ANDERE RÄUME
ANDERE RÄUME
trägt seinen klangtopografischen Ansatz bereits im Titel. Die Partitur
für vier Schlagzeuger und Tonband (Schlagzeug, Bläser- und Vokalklänge)
lebt von Nah- und Fernwirkungen, von der Überlagerung verschiedener
musikalischer Räume, von Klanggesten, die sich in dem musikalischen
Beziehungsraum zwischen Tages- und Jahreszeiten, den vier Elementen und
den Himmelsrichtungen bewegen. Das verwendete Instrumentarium der vier
Schlagzeuger ist denkbar einfach gehalten. Drei Spieler arbeiten
ausschließlich mit je einer Instrumentenfamilie: vier Holzstücke
(Spieler I) dominieren den ersten Teil und nehmen mit der Zeit an
Dichte langsam ab. Teil zwei, fast ganz statisch und langsam wird durch
Spieler II und seine drei TAMTAM geprägt. Der dritte Teil, eine
langsame aber stetige Steigerung, durch die Trommelattacken von Spieler
III (4 Tom und eine Große Trommel). Der vierte Spieler verfügt als
Solist über alle Instrumente der drei anderen Spieler und wird so zum
Zusammenfasser, Bündeler der unterschiedlichen Bewegungsmuster und
Farben. Der vierte Teil des Stückes fügt die drei Instrumentenfamilien
zusammen.
Die Tonbandklänge wurden in ähnlicher Weise formal
behandelt: je ein Teil wird durch eine bestimmte Instrumentengruppe des
Schlagzeugs sowie durch eine besondere Bläserbesetzung und eine Stimme
charakterisiert...
ANDERE RÄUME: der Hörer wird eingekreist
von mehreren Ringen verschiedener seltsam geschlossener
Raumsimulationen, und durch die Aufstellung auch von ganz konkreten
Räumen. Die Überwindung dieses Eingeschlossenseins ist das Thema der
wenigen, formelhaft und beinahe beschwörungsartig wiederholten Sätze,
die ich aus dem Tagebuch eines Kindes in einer eingeschlossenen Stadt
(Zlata Filipovic: Ich bin ein Mädchen aus Sarajevo, Bergisch
Gladbach 1994) zitiert habe:
«Alles, was außerhalb geschieht, ist weit weg…»
«Irgendwo weit, weit weg…»
«Ich wünsche mir manchmal, es würden mir Flügel wachsen…»
«Wir sind an verschiedenen Enden der Welt…»

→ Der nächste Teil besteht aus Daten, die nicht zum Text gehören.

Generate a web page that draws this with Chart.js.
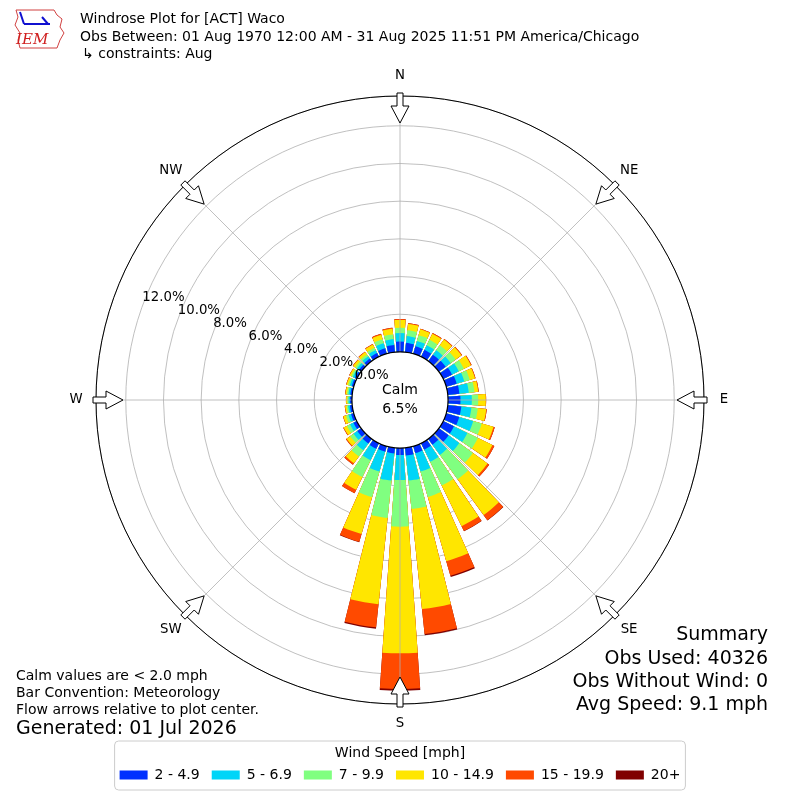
<!DOCTYPE html>
<html>
<head>
<meta charset="utf-8">
<title>Windrose Plot for [ACT] Waco</title>
<script src="https://cdn.jsdelivr.net/npm/chart.js@4.4.1/dist/chart.umd.min.js"></script>
<style>
  html, body { margin: 0; padding: 0; background: #fff; }
  #wrap { width: 800px; height: 800px; }
</style>
</head>
<body>
<div id="wrap"><canvas id="windrose"></canvas></div>
<script>
// direction bins (degrees, meteorological "from"), 10 degree bins
const directions = [0, 10, 20, 30, 40, 50, 60, 70, 80, 90, 100, 110, 120, 130, 140, 150, 160, 170,
                    180, 190, 200, 210, 220, 230, 240, 250, 260, 270, 280, 290, 300, 310, 320, 330, 340, 350];

const speedBins = ['2 - 4.9', '5 - 6.9', '7 - 9.9', '10 - 14.9', '15 - 19.9', '20+'];
const speedColors = ['#0030ff', '#00d5f8', '#80ff80', '#ffe600', '#ff4a00', '#800000'];

// percent of all obs, per direction, one array per speed bin
const spd2to5 = [0.55, 0.50, 0.41, 0.41, 0.42, 0.45, 0.52, 0.58, 0.62, 0.66, 0.72, 0.72, 0.64, 0.64, 0.38, 0.38, 0.38, 0.41,
                 0.37, 0.30, 0.30, 0.33, 0.30, 0.25, 0.20, 0.15, 0.12, 0.10, 0.10, 0.11, 0.12, 0.15, 0.17, 0.22, 0.30, 0.38];
const spd5to7 = [0.45, 0.36, 0.30, 0.27, 0.30, 0.33, 0.40, 0.42, 0.50, 0.60, 0.54, 0.77, 0.79, 0.70, 0.67, 0.72, 1.02, 1.34,
                 1.33, 1.45, 1.10, 0.67, 0.45, 0.25, 0.20, 0.15, 0.10, 0.08, 0.10, 0.11, 0.12, 0.13, 0.15, 0.18, 0.28, 0.32];
const spd7to10 = [0.28, 0.31, 0.32, 0.32, 0.32, 0.32, 0.30, 0.30, 0.30, 0.34, 0.34, 0.47, 0.62, 0.89, 1.60, 1.40, 1.40, 1.52,
                  2.47, 1.99, 1.41, 1.00, 0.40, 0.22, 0.18, 0.13, 0.08, 0.06, 0.08, 0.09, 0.09, 0.11, 0.12, 0.13, 0.22, 0.25];
const spd10to15 = [0.42, 0.34, 0.32, 0.36, 0.37, 0.38, 0.42, 0.29, 0.20, 0.40, 0.45, 0.65, 0.86, 0.96, 2.35, 2.40, 3.55, 5.33,
                   6.72, 4.61, 2.04, 0.75, 0.45, 0.23, 0.19, 0.15, 0.08, 0.07, 0.08, 0.09, 0.10, 0.13, 0.15, 0.19, 0.25, 0.30];
const spd15to20 = [0.05, 0.04, 0.03, 0.04, 0.04, 0.04, 0.04, 0.03, 0.03, 0.02, 0.03, 0.07, 0.11, 0.11, 0.33, 0.28, 0.80, 1.33,
                   1.89, 1.23, 0.43, 0.20, 0.10, 0.05, 0.03, 0.02, 0.02, 0.01, 0.02, 0.02, 0.02, 0.03, 0.03, 0.03, 0.05, 0.05];
const spd20plus = [0, 0, 0, 0, 0, 0, 0, 0, 0, 0, 0, 0, 0, 0, 0.02, 0.02, 0.07, 0.07,
                   0.10, 0.07, 0.02, 0, 0, 0, 0, 0, 0, 0, 0, 0, 0, 0, 0, 0, 0, 0];

const calmPct = 6.5;
const tickValues = [0, 2, 4, 6, 8, 10, 12];
const rMax = 13.58;
const rMin = -2.55;     // negative min leaves the hole for the calm circle
const barAngle = 8;
const gapAngle = 2;

const compass = [['N', 0], ['NE', 45], ['E', 90], ['SE', 135], ['S', 180], ['SW', 225], ['W', 270], ['NW', 315]];

Chart.defaults.font.family = 'DejaVu Sans';
Chart.defaults.color = '#000';

// each direction becomes a bar slot plus an empty gap slot
const labels = [];
directions.forEach(d => { labels.push(d + '°'); labels.push(''); });

const bins = [spd2to5, spd5to7, spd7to10, spd10to15, spd15to20, spd20plus];
let running = directions.map(() => 0);
const datasets = bins.map((bin, k) => {
    running = running.map((v, i) => v + bin[i]);
    const data = [];
    running.forEach(v => { data.push(Math.round(v * 1000) / 1000); data.push(0); });
    return {
        label: speedBins[k],
        data: data,
        backgroundColor: speedColors[k],
        borderWidth: 0,
        angle: data.map((_, i) => i % 2 ? gapAngle : barAngle)
    };
});

function text(ctx, str, x, y, size, align) {
    ctx.font = size + 'px "DejaVu Sans"';
    ctx.textAlign = align || 'left';
    ctx.textBaseline = 'middle';
    ctx.fillText(str, x, y);
}

const decor = {
    id: 'decor',
    afterDraw(chart) {
        const ctx = chart.ctx;
        const s = chart.scales.r;
        const cx = s.xCenter, cy = s.yCenter, R = s.drawingArea;
        const rad = d => (d - 90) * Math.PI / 180;
        ctx.save();

        // spokes
        ctx.strokeStyle = '#b0b0b0';
        ctx.lineWidth = 0.8;
        compass.forEach(([, d]) => {
            ctx.beginPath();
            ctx.moveTo(cx, cy);
            ctx.lineTo(cx + R * Math.cos(rad(d)), cy + R * Math.sin(rad(d)));
            ctx.stroke();
        });

        // outer frame
        ctx.strokeStyle = '#000';
        ctx.lineWidth = 1;
        ctx.beginPath();
        ctx.arc(cx, cy, R, 0, Math.PI * 2);
        ctx.stroke();

        // calm hole
        const r0 = s.getDistanceFromCenterForValue(0);
        ctx.fillStyle = '#fff';
        ctx.beginPath();
        ctx.arc(cx, cy, r0, 0, Math.PI * 2);
        ctx.fill();
        ctx.lineWidth = 1.2;
        ctx.stroke();

        ctx.fillStyle = '#000';
        text(ctx, 'Calm', cx, cy - 10, 14, 'center');
        text(ctx, calmPct.toFixed(1) + '%', cx, cy + 9, 14, 'center');

        // radial tick labels
        const a = 20 * Math.PI / 180;
        tickValues.forEach(v => {
            const r = s.getDistanceFromCenterForValue(v);
            text(ctx, v.toFixed(1) + '%', cx - r * Math.cos(a), cy - r * Math.sin(a) - 8.5, 13.3, 'left');
        });

        // flow arrows + compass labels
        compass.forEach(([name, d]) => {
            const ux = Math.cos(rad(d)), uy = Math.sin(rad(d));
            const px = -uy, py = ux;
            const pts = [[0, -3], [13, -3], [13, -9], [30, 0], [13, 9], [13, 3], [0, 3]];
            ctx.beginPath();
            pts.forEach(([u, w], i) => {
                const rr = R + 3 - u;
                const x = cx + rr * ux + w * px, y = cy + rr * uy + w * py;
                if (i === 0) ctx.moveTo(x, y); else ctx.lineTo(x, y);
            });
            ctx.closePath();
            ctx.fillStyle = '#fff';
            ctx.fill();
            ctx.strokeStyle = '#000';
            ctx.lineWidth = 1;
            ctx.stroke();
            ctx.fillStyle = '#000';
            text(ctx, name, cx + (R + 20) * ux, cy + (R + 20) * uy, 13.3, 'center');
        });

        // header
        ctx.strokeStyle = '#d04040';
        ctx.lineWidth = 1;
        ctx.beginPath();
        [[16, 10], [54, 10], [57, 15], [62, 19], [60, 27], [64, 33], [60, 40], [57, 48], [20, 48], [18, 40], [20, 33], [15, 25], [18, 17]]
            .forEach(([x, y], i) => i ? ctx.lineTo(x, y) : ctx.moveTo(x, y));
        ctx.closePath();
        ctx.stroke();
        ctx.strokeStyle = '#1010d0';
        ctx.lineWidth = 2;
        ctx.beginPath();
        ctx.moveTo(24, 24); ctx.lineTo(50, 24);
        ctx.moveTo(20, 12); ctx.lineTo(24, 24);
        ctx.moveTo(42, 17); ctx.lineTo(48, 24);
        ctx.stroke();
        ctx.fillStyle = '#d02020';
        ctx.font = 'italic 15px "DejaVu Serif"';
        ctx.textAlign = 'left';
        ctx.textBaseline = 'alphabetic';
        ctx.fillText('IEM', 16, 44);

        ctx.fillStyle = '#000';
        text(ctx, 'Windrose Plot for [ACT] Waco', 80, 19, 14);
        text(ctx, 'Obs Between: 01 Aug 1970 12:00 AM - 31 Aug 2025 11:51 PM America/Chicago', 80, 37, 14);
        text(ctx, '↳ constraints: Aug', 82, 54, 14);

        // footer notes
        text(ctx, 'Calm values are < 2.0 mph', 16, 676, 14);
        text(ctx, 'Bar Convention: Meteorology', 16, 693, 14);
        text(ctx, 'Flow arrows relative to plot center.', 16, 710, 14);
        text(ctx, 'Generated: 01 Jul 2026', 16, 729, 19);

        text(ctx, 'Summary', 768, 635, 19, 'right');
        text(ctx, 'Obs Used: 40326', 768, 659, 19, 'right');
        text(ctx, 'Obs Without Wind: 0', 768, 682, 19, 'right');
        text(ctx, 'Avg Speed: 9.1 mph', 768, 705, 19, 'right');

        // legend frame
        const lg = chart.legend;
        const hb = lg.legendHitBoxes;
        if (hb && hb.length) {
            const x0 = Math.min(...hb.map(b => b.left)) - 5;
            const x1 = Math.max(...hb.map(b => b.left + b.width)) + 5;
            ctx.strokeStyle = '#cccccc';
            ctx.lineWidth = 1;
            ctx.beginPath();
            ctx.roundRect(x0, 741, x1 - x0, 49, 4);
            ctx.stroke();
        }
        ctx.restore();
    }
};

new Chart(document.getElementById('windrose'), {
    type: 'polarArea',
    data: { labels: labels, datasets: datasets },
    options: {
        responsive: true,
        maintainAspectRatio: false,
        animation: false,
        events: [],
        layout: { padding: { top: 96, bottom: 8, left: 0, right: 0 } },
        scales: {
            r: {
                min: rMin,
                max: rMax,
                startAngle: -barAngle / 2,
                z: 1,
                ticks: { display: false },
                afterBuildTicks: axis => { axis.ticks = tickValues.concat([rMax]).map(v => ({ value: v })); },
                grid: { circular: true, color: '#b0b0b0', lineWidth: 0.8 },
                angleLines: { display: false },
                pointLabels: { display: false }
            }
        },
        plugins: {
            tooltip: { enabled: false },
            legend: {
                position: 'bottom',
                title: {
                    display: true,
                    text: 'Wind Speed [mph]',
                    color: '#000',
                    font: { size: 14, lineHeight: 0.7 },
                    padding: { top: 42, bottom: 0 }
                },
                labels: {
                    boxWidth: 28,
                    boxHeight: 9,
                    padding: 12,
                    color: '#000',
                    font: { size: 14 },
                    generateLabels: chart => chart.data.datasets.map((ds, i) => ({
                        text: ds.label,
                        fillStyle: ds.backgroundColor,
                        strokeStyle: ds.backgroundColor,
                        lineWidth: 0,
                        hidden: false,
                        datasetIndex: i
                    }))
                }
            }
        }
    },
    plugins: [decor]
});
</script>
</body>
</html>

Jeder dieser Sätze ist einem der vier Formteile zugeordnet und wird nur
von einer Stimme gesprochen oder gesungen: einer Männer- und einer
Knabenstimme, von einem Mädchen und einem Sopran.
Ihr
Versuch, sich an einen anderen Ort zu träumen steht hier für alle, die
irgendwo auf dieser Welt dort, wo sie sind, nicht sein sollen. Auch vor
diesem Hintergrund möchte ich meine Musik sehen - schafft
sie doch zumindest musikalische Räume, Kopfräume, offen genug, um
gleichzeitig nebeneinander und miteinander zu existieren.
Robert HP Platz
ANDERE RÄUME (1994-96/2002)
für vier Schlagzeuger und Tonband (4 K.)
Uraufführung: Köln, 5.5.1996 / Klosterneuburg, 20.4.2002
Dauer: 30'
Verlag: Ricordi München – Sy. 3270 Part. / Tontr.